Maintaining the United States' ability to project power in an A2/AD environment will require multifaceted responses. The growing threat to U.S. forward air bases from Chinese assassin's mace capabilities might be handled in several possible ways. Bases could be hardened against attack by missiles with conventional warheads, perhaps combined with missile defenses. An excessive reliance on vulnerable bases could be reduced by developing long-range reconnaissance and strike systems. To offset the growing vulnerability of its major surface ships, the U.S. Navy could acquire more large submarines armed with conventional cruise missiles. To avoid operational irrelevance, carriers should reduce their reliance on short-range manned aircraft in favor of much longer-range unmanned aircraft, some of which are now in development. Advances in missile and air defenses could also play a key role in protecting the fleet. Since primacy in undersea warfare is a prerequisite for other naval operations, priority must be given to expanding the navy's edge in antisubmarine warfare. The current plans to increase submarine production must be sustained, and design work on unmanned underwater vehicles and a new class of submarines should also be initiated.
SSGNs, UCAS-N, and ASW... which amounts to innovation under and over the sea. If we count lasers as the innovation in defense, the question remains what the innovations at sea will be on the surface.
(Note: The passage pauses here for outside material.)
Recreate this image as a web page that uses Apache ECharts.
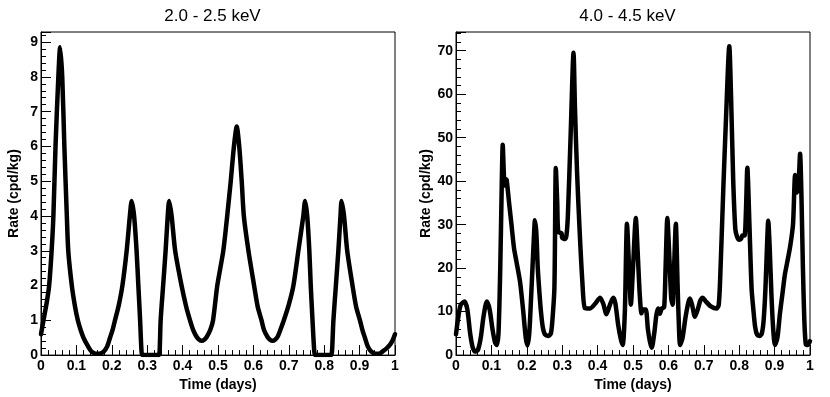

Somehow I don't think DDG-51 is the answer, but DDG-1000 never was.

I actually quoted a lot in this article, but as a Foreign Affairs gem it is much longer than I could ever hope to quote in full. Get a subscription, read it, and ask yourself how long before this becomes what everyone is calling for.

Because I'm going to wager that with the Obama administration focused on domestic issues, and the progressive base not really concerned about what happens when the US doesn't take its role as the worlds primary military superpower seriously, this is going to be what everyone in the think tanks is saying in two years, as the global economy is recovering and we see a different world than we have been used to since the end of the cold war emerging.